Everyone has one, name a person you've met that's acted really strange be it online or real life.


----------



## Murkrow (Feb 24, 2015)

Me


----------



## Meowth (Feb 25, 2015)

Murkrow said:


> Me


Him


----------



## Autumn (Feb 25, 2015)

flygon


----------



## Vipera Magnifica (Feb 25, 2015)

Sangfroidish said:


> Him


----------



## Worst Username Ever (Feb 25, 2015)

Probably me


----------



## Kung Fu Ferret (Feb 25, 2015)

My dog


----------



## RespectTheBlade (Feb 25, 2015)

Me.


----------



## Superbird (Feb 25, 2015)

There's this guy at my school (I have no idea what year he's in, actually - he felt older than me Freshman year, but at the same time I'm a senior and he's still around) who often just walks around during classes, entering the rooms of his favorite teachers and just saying hi and interrupting the class.

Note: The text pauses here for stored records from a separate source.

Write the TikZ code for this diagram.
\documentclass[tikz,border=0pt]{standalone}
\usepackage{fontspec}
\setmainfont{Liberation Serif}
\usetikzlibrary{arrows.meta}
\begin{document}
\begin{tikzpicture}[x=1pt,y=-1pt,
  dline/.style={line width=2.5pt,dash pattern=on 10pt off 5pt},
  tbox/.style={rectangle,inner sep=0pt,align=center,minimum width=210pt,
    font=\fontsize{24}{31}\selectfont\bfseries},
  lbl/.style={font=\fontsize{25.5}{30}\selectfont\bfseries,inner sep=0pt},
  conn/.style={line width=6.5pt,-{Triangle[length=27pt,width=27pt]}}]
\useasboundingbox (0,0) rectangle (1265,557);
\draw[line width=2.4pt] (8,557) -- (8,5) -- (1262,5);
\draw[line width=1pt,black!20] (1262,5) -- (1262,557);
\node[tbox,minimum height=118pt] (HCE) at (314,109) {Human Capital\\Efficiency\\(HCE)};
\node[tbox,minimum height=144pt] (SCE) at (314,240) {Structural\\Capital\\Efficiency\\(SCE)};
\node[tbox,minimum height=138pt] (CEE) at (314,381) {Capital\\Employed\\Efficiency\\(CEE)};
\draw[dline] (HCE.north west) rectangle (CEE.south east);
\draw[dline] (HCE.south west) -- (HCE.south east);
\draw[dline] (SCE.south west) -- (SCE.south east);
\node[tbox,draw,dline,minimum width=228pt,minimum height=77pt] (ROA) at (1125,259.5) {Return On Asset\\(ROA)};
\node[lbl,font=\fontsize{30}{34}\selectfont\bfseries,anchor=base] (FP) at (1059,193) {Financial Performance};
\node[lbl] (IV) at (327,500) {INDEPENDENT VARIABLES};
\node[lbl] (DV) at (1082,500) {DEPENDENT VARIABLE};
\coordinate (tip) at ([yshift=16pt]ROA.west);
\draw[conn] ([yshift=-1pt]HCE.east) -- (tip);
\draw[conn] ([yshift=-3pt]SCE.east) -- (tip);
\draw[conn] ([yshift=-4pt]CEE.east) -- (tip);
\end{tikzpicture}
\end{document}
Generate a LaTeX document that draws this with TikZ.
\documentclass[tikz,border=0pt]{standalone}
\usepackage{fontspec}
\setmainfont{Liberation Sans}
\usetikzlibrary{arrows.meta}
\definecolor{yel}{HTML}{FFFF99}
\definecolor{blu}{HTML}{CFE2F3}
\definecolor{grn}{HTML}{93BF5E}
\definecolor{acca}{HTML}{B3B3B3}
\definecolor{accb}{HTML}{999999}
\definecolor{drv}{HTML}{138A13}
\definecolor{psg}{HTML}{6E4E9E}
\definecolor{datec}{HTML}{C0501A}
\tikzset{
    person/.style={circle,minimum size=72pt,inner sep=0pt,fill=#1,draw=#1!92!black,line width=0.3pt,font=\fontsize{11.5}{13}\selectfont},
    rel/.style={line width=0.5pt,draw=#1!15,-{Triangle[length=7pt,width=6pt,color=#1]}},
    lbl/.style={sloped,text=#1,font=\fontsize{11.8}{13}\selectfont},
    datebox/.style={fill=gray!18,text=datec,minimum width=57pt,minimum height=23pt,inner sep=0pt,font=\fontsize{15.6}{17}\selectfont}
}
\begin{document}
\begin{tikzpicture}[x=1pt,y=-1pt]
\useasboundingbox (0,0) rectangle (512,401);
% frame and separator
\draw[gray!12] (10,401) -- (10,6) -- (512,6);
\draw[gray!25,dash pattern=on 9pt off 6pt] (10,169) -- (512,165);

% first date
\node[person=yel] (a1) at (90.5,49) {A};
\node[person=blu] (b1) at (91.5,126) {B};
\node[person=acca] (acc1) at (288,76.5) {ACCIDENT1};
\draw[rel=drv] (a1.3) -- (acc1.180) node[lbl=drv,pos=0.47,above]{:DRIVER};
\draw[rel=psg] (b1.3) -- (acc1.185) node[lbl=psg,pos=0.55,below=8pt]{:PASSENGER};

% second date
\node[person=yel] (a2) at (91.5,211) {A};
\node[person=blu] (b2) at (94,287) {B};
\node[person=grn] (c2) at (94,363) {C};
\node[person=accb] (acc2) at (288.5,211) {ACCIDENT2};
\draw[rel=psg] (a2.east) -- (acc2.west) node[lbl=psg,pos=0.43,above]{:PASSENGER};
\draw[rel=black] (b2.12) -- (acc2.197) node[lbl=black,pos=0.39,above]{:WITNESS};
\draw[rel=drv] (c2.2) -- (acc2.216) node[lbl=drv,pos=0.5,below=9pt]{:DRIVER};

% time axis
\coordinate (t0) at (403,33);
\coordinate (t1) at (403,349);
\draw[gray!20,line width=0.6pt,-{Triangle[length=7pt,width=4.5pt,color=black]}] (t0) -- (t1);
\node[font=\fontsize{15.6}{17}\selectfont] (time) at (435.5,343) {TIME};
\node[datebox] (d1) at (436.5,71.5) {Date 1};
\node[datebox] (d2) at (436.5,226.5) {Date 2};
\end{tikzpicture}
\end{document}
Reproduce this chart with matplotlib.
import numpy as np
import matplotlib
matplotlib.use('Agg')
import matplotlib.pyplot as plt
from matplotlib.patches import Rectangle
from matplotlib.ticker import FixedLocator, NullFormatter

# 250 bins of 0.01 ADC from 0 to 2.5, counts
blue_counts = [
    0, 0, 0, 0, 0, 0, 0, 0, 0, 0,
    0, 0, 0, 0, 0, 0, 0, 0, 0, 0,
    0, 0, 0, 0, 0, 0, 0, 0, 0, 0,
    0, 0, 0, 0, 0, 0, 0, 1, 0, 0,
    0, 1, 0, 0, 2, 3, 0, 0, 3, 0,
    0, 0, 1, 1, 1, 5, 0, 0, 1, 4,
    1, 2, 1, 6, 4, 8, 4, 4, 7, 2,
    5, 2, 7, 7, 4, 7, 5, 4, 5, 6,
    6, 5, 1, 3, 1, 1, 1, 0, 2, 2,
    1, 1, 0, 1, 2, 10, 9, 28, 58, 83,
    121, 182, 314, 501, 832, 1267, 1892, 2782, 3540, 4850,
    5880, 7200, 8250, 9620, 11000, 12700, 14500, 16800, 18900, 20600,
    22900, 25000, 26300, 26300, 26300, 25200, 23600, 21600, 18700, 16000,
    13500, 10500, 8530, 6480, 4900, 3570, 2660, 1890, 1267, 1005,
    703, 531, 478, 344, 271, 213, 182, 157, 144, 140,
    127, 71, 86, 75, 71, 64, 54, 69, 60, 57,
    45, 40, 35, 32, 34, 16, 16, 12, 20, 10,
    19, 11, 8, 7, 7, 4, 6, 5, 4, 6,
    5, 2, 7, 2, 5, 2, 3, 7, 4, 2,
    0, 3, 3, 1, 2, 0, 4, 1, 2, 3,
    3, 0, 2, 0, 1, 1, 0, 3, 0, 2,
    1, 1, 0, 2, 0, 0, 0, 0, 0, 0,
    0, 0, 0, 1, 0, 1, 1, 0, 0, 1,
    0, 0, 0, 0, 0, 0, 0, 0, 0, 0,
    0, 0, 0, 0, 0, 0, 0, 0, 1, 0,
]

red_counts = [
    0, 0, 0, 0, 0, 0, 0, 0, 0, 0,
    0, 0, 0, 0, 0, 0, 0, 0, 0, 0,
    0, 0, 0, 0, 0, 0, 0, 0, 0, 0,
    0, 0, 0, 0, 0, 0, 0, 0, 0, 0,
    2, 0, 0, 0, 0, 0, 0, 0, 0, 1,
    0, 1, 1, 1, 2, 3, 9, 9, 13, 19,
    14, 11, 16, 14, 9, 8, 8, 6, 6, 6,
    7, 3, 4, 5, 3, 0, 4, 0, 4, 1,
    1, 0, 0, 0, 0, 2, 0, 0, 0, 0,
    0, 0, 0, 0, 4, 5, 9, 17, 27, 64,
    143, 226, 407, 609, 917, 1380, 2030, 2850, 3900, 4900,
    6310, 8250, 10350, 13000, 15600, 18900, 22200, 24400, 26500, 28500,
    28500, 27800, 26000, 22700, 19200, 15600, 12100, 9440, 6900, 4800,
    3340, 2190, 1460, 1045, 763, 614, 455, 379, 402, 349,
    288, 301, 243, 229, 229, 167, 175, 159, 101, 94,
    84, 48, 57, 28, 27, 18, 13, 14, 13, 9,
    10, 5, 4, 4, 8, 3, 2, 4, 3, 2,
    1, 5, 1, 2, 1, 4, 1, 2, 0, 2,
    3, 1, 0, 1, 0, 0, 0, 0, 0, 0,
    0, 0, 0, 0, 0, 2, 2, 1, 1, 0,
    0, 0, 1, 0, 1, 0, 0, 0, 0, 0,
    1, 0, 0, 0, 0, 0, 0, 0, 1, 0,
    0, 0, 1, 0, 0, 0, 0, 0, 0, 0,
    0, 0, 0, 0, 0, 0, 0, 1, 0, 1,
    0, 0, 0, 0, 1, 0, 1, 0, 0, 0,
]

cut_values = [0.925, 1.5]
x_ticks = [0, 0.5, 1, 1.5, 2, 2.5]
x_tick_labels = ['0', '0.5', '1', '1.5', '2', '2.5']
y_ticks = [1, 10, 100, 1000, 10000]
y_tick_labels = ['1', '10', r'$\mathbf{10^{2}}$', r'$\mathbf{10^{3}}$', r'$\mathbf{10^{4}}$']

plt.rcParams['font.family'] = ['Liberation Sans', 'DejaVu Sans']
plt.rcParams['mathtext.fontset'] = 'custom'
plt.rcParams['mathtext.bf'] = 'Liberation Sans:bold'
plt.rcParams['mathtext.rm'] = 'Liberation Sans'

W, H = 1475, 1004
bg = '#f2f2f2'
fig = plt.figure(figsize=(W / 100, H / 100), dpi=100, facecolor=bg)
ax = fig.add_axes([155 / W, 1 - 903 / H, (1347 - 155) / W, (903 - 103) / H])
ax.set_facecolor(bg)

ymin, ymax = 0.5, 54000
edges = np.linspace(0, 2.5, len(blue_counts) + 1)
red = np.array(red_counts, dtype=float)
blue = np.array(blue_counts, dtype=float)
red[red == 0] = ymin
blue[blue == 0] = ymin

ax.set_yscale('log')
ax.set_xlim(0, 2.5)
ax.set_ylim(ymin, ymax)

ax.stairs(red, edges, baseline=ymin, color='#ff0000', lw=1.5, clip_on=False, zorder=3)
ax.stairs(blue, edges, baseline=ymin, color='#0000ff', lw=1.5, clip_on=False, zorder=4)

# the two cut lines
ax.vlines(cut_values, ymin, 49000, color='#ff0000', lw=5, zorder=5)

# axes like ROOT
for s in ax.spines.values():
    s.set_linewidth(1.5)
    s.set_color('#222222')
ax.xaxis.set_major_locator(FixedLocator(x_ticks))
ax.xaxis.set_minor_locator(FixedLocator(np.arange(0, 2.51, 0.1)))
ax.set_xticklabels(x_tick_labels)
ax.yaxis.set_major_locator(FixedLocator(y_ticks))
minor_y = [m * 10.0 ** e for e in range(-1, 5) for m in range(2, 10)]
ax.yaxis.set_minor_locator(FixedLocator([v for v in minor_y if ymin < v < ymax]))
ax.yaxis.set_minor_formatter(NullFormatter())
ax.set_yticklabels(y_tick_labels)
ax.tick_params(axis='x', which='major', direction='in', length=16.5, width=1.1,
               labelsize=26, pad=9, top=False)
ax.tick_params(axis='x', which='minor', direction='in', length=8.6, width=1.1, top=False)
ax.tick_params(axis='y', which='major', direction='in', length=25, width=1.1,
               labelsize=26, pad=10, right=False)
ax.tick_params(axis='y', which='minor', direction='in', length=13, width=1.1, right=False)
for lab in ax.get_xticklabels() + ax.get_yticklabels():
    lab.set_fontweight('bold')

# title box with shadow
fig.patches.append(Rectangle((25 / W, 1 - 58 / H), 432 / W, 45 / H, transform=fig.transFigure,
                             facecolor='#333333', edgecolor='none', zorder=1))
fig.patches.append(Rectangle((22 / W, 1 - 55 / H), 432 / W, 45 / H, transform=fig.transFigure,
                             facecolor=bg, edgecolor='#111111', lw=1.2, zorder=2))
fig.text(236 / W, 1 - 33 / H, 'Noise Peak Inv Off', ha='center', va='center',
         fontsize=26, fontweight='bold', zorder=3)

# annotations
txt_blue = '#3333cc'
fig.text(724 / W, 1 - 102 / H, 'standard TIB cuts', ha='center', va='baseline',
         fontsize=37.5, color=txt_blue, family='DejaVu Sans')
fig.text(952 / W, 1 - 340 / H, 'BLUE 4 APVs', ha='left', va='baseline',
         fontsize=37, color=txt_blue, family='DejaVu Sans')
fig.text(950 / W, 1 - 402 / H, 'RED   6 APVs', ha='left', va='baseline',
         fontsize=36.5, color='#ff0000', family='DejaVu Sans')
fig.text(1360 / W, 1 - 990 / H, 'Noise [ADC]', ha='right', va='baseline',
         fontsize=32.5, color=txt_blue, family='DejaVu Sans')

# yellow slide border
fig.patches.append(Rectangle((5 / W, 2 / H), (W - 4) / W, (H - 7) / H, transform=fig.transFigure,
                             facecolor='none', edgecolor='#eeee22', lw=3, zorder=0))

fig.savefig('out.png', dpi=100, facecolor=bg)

He's also really creepy in his interactions with people.


----------



## Meowth (Feb 25, 2015)

Visitor Message said:


>


Good old PPG, teaching children everywhere that transvestites are the devil.



Worst Username Ever said:


> Probably me





RespectTheBlade said:


> Me.


Let's just save ourselves some time and regard everyone on TCoD as a given. :P


----------



## Phantom (Feb 26, 2015)

Altissimo said:


> flygon


This, this is why we love you.


----------



## DrClef (Mar 8, 2015)

Phantom said:


> This, this is why we love you.


B-b-but flygons are adorable...






How could you say no to that adorable little face?


----------



## Vipera Magnifica (Mar 8, 2015)

Flygons _are_ adorable. I believe she was referring to user FlygonTheGreat, though.


----------



## Autumn (Mar 9, 2015)

Yup.


----------